• **Data supplied**:
(begin)

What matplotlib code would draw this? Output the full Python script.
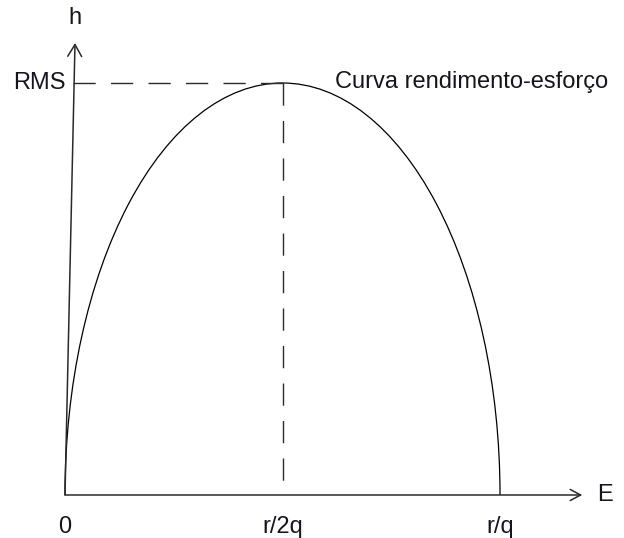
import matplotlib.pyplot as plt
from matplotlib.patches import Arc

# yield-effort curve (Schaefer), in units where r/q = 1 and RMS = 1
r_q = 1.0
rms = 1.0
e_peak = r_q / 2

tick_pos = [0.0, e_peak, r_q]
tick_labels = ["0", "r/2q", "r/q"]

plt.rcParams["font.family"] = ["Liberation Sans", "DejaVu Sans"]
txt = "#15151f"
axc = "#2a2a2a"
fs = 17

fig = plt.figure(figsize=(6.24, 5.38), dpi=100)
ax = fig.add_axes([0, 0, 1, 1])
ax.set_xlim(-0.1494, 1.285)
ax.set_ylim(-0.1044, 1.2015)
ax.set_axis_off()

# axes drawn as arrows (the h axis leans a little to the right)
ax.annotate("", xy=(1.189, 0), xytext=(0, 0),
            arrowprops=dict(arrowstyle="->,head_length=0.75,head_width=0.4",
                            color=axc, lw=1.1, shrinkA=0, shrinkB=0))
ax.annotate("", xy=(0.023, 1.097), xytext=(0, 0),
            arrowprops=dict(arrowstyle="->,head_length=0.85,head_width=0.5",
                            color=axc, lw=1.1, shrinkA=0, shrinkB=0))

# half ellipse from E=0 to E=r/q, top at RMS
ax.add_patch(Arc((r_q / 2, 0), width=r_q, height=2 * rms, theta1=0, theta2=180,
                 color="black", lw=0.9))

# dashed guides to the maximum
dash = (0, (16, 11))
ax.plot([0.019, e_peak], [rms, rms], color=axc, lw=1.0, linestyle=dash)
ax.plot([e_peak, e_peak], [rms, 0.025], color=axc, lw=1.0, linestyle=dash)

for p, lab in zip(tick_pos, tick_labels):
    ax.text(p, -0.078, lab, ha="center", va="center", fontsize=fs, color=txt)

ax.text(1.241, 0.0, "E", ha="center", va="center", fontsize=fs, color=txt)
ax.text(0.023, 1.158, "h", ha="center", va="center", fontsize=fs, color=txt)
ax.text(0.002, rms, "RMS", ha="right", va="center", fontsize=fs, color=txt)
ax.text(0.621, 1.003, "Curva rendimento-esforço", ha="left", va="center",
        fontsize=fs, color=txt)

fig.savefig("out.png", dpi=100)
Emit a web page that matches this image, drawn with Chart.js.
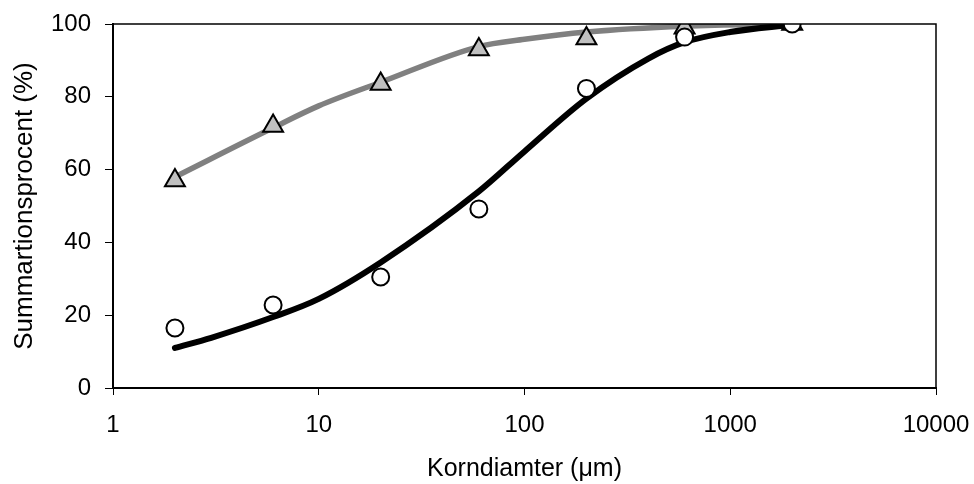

(end)
(begin)

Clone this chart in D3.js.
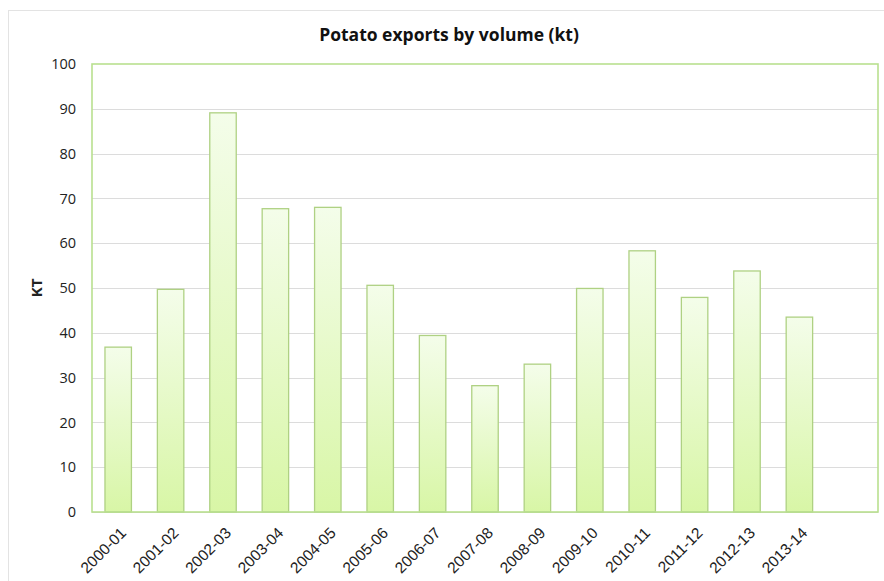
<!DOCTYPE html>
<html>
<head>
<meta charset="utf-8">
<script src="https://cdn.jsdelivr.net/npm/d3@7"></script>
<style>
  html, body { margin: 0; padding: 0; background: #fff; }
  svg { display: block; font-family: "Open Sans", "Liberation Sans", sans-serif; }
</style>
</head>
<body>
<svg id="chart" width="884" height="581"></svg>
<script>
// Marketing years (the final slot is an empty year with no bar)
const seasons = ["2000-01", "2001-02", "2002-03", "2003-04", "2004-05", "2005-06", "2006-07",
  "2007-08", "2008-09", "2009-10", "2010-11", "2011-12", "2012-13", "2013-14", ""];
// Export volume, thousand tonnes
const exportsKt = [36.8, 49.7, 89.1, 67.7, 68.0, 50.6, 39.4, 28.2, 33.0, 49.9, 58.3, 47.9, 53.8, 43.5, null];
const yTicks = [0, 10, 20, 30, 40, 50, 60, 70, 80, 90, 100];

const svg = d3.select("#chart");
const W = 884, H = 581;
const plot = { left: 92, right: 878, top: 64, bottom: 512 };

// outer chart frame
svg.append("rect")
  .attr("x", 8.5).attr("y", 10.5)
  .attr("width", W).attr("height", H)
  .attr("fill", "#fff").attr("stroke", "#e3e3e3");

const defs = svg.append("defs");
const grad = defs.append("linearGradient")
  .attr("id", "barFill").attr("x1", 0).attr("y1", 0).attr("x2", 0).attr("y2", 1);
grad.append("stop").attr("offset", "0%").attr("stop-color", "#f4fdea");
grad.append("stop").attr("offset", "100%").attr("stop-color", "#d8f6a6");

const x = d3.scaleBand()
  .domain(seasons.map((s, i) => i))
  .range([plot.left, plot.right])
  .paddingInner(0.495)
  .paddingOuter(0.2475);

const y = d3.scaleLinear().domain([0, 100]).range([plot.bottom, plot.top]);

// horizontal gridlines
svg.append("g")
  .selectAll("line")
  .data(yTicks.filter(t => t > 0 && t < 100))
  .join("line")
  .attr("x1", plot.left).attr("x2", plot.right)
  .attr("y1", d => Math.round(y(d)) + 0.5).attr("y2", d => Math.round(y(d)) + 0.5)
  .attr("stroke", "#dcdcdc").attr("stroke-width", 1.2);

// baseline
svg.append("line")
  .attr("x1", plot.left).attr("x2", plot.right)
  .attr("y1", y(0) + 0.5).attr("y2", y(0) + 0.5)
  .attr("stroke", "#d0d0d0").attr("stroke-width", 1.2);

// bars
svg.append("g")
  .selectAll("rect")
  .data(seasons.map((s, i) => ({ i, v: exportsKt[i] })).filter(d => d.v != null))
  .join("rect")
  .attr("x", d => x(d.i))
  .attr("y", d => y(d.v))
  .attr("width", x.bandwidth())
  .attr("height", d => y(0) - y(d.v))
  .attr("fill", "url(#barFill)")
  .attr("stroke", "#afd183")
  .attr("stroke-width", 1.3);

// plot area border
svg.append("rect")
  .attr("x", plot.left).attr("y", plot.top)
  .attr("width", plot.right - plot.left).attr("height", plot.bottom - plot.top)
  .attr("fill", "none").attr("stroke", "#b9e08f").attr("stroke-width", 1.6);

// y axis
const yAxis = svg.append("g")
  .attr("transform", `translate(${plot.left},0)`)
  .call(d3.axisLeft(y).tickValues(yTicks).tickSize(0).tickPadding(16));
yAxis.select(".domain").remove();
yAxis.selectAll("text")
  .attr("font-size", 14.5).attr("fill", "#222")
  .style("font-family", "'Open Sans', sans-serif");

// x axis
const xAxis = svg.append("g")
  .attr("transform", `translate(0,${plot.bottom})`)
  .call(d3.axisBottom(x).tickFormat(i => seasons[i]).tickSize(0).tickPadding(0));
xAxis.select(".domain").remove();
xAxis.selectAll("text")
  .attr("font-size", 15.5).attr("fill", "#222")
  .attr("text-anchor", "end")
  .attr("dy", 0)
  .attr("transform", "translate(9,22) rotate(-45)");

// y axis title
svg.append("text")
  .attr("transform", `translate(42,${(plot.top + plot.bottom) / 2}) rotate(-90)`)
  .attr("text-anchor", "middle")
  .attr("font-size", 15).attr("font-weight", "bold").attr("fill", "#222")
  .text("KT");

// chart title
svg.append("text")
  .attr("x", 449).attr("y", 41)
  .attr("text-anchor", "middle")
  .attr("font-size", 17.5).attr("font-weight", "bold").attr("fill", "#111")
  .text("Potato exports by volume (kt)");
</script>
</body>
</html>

(end)

• **What you have to do**:
Pictures do not belong in the copy. Reproduce exactly the lines from the one with "What matplotlib code" to the one with "e_peak = r_q / 2", both lines included.

• **Solution for this exercise**:
What matplotlib code would draw this? Output the full Python script.
import matplotlib.pyplot as plt
from matplotlib.patches import Arc

# yield-effort curve (Schaefer), in units where r/q = 1 and RMS = 1
r_q = 1.0
rms = 1.0
e_peak = r_q / 2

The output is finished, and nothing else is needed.